Penn prepares to break new ground

University's decision-makers finalize plans for Public Policy Center, turn their attention eastward

An award-winning architect with a penchant for Japanese modernism now has a big say in what Penn's campus will look like in the next few years.

Maki and Associates -- architect Fumihiko Maki's Tokyo-based design firm -- will plan the new Annenberg Public Policy Center at 36th and Locust streets, Penn President Amy Gutmann announced yesterday during a day of meetings of the University Board of Trustees.

Maki came to Penn from Japan to present his plans for the new building to the trustees' Facilities and Campus Planning Committee. His minimalist design for the center -- which will be built in the space currently occupied by the old Hillel building on South 36th Street -- will have a "transformative impact" on Penn's campus, Gutmann said.

The Facilities and Campus Planning Committee is one of 11 official trustee groups that meet three times annually.

Ten of those committees and two ad hoc committees convened yesterday at the Inn at Penn for debates about specific University policy changes. The full 55 trustees will gather this morning for the stated meeting of the trustees, the body's formal fall meeting.

Maki was selected as the architect for the center after the trustees approved $22 million for the project last December. No deadline has been set for the building's completion.

Maki's presentation outlined his vision for the building, including an amphitheater space called the "Agora."

"It brings a new vibrancy to a very central part of campus," Gutmann said. It will add to the "energetic and engaged deliberative culture that is thriving here at Penn."

Maki called his design "not just modern, but also classical," citing the building's location between the contemporary Charles Addams Hall and the more traditional ARCH building on 36th Street.

The new building will also house offices and meeting spaces for Public Policy Center researchers and administrators.

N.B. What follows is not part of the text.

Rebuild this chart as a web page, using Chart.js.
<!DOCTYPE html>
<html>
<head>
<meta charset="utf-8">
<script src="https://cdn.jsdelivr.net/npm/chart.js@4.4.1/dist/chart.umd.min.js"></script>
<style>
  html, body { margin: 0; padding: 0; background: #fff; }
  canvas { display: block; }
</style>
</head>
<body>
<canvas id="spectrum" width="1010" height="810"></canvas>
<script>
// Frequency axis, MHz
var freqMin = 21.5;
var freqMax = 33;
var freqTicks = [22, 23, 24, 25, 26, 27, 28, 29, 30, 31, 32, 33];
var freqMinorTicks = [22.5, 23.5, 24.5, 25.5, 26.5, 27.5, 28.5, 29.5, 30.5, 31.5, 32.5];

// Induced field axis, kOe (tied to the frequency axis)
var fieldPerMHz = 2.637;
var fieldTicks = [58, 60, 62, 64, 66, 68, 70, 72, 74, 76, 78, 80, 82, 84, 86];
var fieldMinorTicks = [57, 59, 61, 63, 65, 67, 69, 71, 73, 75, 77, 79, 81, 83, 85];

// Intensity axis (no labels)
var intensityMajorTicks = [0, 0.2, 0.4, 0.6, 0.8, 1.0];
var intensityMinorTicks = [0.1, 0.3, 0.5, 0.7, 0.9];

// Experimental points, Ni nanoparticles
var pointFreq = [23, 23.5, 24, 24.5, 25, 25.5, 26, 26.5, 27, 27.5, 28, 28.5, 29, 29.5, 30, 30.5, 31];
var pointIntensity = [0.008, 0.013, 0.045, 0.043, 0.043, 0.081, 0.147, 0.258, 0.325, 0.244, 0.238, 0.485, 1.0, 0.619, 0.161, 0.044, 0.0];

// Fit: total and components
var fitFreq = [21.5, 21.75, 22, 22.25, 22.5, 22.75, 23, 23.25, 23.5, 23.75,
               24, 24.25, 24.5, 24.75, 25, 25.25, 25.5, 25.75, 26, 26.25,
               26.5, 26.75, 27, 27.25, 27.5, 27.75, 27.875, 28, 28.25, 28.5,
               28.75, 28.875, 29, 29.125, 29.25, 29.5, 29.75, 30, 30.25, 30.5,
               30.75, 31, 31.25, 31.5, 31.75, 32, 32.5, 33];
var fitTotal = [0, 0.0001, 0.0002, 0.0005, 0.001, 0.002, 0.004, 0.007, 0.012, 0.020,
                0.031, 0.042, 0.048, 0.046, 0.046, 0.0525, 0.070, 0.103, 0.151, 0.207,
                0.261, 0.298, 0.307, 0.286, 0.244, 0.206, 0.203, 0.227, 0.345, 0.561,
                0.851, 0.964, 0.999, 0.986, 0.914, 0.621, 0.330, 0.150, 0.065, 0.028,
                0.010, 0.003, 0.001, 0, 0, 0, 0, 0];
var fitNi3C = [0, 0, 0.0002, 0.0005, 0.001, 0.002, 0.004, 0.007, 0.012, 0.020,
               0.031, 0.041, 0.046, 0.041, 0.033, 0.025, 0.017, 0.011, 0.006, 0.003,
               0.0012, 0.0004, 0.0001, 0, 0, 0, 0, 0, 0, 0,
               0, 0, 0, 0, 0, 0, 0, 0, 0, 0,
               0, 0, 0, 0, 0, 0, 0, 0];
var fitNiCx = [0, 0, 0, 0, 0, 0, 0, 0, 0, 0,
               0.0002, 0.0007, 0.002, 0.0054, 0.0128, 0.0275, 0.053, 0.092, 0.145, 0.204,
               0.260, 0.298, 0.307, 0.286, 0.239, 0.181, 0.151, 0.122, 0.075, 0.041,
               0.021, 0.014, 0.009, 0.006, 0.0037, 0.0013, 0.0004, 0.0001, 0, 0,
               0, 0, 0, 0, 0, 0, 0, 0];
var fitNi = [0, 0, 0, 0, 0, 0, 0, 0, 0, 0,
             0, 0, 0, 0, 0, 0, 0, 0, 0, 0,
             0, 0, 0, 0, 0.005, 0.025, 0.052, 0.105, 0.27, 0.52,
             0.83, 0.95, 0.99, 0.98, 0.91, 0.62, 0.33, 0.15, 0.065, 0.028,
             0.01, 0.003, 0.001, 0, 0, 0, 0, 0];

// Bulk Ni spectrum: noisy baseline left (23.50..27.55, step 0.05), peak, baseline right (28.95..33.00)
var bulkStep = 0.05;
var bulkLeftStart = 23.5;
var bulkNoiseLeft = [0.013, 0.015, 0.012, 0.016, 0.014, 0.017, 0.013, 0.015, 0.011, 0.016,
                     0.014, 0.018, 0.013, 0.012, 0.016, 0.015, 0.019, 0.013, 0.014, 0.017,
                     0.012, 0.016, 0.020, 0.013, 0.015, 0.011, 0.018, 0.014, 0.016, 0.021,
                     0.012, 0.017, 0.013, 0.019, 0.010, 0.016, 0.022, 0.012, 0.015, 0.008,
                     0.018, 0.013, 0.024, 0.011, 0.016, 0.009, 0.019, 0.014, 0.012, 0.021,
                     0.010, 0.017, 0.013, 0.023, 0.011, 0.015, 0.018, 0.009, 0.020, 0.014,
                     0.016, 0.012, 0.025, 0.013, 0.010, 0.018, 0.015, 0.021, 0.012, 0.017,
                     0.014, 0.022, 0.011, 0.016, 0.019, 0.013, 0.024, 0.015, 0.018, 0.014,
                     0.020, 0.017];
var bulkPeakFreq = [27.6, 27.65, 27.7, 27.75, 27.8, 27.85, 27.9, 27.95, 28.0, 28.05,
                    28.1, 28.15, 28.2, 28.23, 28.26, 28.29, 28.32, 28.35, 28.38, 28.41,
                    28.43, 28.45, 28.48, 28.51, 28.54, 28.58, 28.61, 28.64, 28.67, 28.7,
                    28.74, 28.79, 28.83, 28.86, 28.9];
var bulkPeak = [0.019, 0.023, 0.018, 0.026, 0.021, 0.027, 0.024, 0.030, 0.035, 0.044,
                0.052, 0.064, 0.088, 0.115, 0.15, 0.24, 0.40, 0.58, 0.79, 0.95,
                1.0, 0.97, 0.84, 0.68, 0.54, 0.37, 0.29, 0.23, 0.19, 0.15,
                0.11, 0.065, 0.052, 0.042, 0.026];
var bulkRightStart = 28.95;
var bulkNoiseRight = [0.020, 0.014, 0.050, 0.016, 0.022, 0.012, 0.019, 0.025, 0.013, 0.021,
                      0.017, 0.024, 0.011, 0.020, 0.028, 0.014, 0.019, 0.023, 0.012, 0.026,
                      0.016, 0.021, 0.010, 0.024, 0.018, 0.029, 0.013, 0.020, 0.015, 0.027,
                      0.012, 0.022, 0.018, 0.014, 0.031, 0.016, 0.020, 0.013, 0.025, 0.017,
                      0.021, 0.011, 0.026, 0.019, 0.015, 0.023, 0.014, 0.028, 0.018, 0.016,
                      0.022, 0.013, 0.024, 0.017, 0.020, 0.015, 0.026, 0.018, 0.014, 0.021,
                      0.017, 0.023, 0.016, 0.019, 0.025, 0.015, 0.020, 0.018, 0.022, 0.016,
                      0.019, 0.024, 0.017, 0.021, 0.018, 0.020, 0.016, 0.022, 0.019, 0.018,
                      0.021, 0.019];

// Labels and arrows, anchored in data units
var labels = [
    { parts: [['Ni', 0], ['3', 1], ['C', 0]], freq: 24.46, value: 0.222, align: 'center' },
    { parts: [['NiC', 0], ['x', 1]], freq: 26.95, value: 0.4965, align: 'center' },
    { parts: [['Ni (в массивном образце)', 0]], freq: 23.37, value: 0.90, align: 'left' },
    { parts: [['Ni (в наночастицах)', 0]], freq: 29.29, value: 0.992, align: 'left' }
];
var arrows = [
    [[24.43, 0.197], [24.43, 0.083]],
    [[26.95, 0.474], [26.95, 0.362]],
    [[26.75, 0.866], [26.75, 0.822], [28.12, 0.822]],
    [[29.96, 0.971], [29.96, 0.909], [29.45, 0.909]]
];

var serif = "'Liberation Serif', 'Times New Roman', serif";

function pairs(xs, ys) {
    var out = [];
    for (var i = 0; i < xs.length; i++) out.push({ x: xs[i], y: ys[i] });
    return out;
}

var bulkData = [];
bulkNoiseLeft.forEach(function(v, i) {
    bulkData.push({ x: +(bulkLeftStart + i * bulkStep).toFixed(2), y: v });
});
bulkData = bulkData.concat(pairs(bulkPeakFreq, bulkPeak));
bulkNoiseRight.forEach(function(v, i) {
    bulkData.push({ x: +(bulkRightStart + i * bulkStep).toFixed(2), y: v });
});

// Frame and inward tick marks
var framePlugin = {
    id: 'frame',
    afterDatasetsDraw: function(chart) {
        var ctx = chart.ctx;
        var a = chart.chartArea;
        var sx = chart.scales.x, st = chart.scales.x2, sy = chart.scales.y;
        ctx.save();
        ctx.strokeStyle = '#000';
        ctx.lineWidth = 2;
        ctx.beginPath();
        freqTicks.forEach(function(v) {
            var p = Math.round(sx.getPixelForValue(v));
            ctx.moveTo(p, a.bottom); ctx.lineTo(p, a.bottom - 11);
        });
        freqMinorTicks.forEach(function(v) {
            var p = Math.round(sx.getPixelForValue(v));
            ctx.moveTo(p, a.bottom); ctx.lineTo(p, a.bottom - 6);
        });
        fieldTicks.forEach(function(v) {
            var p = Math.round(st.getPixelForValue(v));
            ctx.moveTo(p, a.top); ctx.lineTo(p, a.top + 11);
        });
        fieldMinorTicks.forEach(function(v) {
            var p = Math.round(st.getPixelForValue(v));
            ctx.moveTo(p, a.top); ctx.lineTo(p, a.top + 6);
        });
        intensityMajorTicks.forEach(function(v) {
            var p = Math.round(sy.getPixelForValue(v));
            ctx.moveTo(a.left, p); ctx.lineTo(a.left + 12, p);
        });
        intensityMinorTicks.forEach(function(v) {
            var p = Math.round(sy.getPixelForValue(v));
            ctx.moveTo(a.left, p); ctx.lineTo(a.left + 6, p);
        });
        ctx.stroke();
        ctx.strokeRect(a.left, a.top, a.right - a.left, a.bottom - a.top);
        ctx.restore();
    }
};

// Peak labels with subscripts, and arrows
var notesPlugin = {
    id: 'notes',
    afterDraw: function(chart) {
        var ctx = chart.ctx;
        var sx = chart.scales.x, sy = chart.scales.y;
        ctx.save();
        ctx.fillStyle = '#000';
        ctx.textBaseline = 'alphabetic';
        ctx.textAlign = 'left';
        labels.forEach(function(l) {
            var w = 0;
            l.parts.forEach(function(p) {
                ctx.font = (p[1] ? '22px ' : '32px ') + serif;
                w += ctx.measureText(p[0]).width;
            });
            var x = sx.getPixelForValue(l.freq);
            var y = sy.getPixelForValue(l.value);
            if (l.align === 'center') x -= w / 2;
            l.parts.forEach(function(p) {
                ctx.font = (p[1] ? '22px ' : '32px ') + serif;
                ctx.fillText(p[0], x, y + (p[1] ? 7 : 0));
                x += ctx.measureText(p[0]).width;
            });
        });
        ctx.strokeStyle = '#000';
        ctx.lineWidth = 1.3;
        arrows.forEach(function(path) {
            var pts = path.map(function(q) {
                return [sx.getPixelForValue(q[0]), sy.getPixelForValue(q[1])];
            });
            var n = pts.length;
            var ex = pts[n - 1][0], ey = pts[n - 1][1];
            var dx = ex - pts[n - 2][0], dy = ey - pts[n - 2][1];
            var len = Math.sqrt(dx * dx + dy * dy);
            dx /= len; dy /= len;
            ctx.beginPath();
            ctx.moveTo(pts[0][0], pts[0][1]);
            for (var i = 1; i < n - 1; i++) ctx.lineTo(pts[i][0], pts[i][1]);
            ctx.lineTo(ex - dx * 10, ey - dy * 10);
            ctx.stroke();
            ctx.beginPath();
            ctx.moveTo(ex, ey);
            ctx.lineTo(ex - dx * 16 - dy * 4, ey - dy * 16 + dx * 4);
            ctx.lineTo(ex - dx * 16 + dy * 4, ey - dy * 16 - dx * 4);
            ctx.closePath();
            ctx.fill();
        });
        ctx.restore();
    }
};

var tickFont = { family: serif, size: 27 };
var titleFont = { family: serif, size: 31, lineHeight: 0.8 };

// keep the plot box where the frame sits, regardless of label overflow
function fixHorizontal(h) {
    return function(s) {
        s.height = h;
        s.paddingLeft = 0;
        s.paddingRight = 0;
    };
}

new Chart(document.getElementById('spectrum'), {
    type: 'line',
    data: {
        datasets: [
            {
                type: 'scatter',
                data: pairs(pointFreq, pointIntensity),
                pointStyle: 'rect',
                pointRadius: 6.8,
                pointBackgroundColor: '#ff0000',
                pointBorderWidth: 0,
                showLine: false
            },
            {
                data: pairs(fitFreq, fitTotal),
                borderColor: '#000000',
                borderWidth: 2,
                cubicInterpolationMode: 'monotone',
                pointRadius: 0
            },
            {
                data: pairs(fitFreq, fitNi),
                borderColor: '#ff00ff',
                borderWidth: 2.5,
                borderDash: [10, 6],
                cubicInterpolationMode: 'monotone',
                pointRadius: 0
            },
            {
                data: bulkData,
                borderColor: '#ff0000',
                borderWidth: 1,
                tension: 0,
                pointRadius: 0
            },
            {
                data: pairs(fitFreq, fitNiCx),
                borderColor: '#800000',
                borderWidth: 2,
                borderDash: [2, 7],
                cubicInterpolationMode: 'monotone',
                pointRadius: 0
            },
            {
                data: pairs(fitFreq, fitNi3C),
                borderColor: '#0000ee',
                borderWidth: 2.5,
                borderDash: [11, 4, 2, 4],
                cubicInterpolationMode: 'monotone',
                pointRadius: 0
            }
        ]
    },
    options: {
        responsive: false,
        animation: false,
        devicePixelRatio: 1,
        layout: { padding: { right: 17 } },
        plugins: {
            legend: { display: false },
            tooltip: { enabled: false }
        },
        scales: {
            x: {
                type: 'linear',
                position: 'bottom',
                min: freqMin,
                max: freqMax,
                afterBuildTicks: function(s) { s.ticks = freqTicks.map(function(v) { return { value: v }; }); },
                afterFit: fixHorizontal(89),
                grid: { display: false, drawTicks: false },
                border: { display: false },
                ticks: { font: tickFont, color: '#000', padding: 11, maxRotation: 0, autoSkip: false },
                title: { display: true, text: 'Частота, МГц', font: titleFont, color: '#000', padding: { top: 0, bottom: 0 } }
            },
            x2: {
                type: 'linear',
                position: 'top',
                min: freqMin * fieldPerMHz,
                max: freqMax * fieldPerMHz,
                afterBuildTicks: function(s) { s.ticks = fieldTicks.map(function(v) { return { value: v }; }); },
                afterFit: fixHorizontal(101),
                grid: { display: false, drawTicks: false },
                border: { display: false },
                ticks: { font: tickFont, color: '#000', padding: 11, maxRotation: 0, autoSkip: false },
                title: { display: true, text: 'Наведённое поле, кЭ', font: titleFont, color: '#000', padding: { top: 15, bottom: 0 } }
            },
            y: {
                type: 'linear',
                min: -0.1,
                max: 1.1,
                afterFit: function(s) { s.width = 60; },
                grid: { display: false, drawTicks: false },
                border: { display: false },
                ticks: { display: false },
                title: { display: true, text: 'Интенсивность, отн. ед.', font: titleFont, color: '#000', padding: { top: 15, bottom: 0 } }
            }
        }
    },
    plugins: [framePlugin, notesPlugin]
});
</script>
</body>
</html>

It is at the "most A of A locations, especially for undergraduate life," said Trustee Wendy Joseph, who serves on the Facilities and Campus Planning Committee.

Gutmann added that the institution of a new annual lecture series -- which will take place in the Agora -- will help put the center to use right away.

And bringing world-renowned scholars to the building's central campus location will help ensure that all students have access to those debates, Annenberg Public Policy Center Director Kathleen Hall Jamieson said.

Maki's "beautiful new design ... will ensure we integrate that vision for our campus," Jamieson said. "We don't [currently] have a space like that."